A livello letterario troviamo una struttura relativamente semplice, del resto è difficile essere profondi nel dar voce semplicemente a un monologo che parla di cos'è la vita e la società e come dovrebbe essere. Solo l'atto dell'assassinio e le poche pagine che lo precedono con il crollo mentale di Pozdnysev si salvano, ma sono troppo brevi, semplici, brutali ma striminzite quasi che Tolstoj non volesse deviare l'attenzione del lettore dalle sua tesi sociologiche. La vicenda in sé è tutta qua, lui la ammazza e chiusa baracca. Saltatelo a piè pari a meno che non siate fanatici di Tolstoj, è un racconto di poche pagine e noioso che nonostante la brevità ho fatto una fatica impressionante a finire perché noioso all'inverosimile.

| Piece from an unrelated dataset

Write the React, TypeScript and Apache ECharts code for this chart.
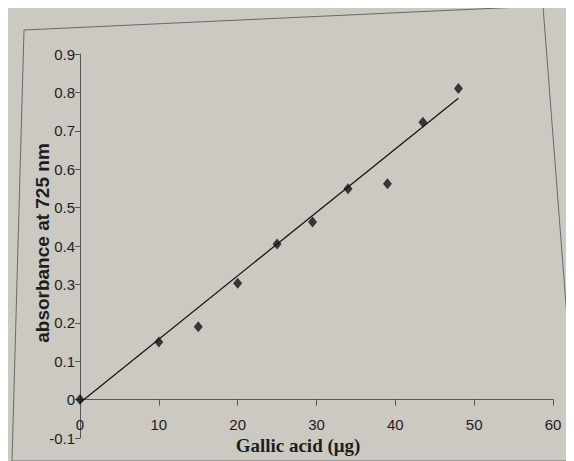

Il libro è condito da una introduzione lunga di non ricordo chi, e da una postfazione di Tolstoj (cominciata, ma subito l'ho abbandonata) stesso in cui espone i messaggi che vuole lanciare la novella (che infatti si chiude in neanche 90 pagine) ma che del resto sono gli stessi messaggi che ci ha esposto Pozdnysev per un sacco di noiose pagine, e Tolstoj lo rifa per altre troppe noiose pagine.
Forse sarò io che ho cambiato mentalità, ma di libri pesanti e cosiddetti dotti ne ho letti nella mia vita, leggo da sempre, ho una cultura nel complesso buona, ho una laurea in filosofia teoretica del linguaggio quindi di "lettura dotta" me ne intendo, ma questo "romanzo" a mio avviso può interessare solo dal punto di vista storico-critico, non letterario.
Mi sa che è ho fatto una cagata perché ora ho ancora meno voglia di affrontare i due colossi suoi detti capolavori. Ho centinaia o migliaia di altri libri in coda di lettura e mi sa che si sono giocati la posizione nella lista d'attesa.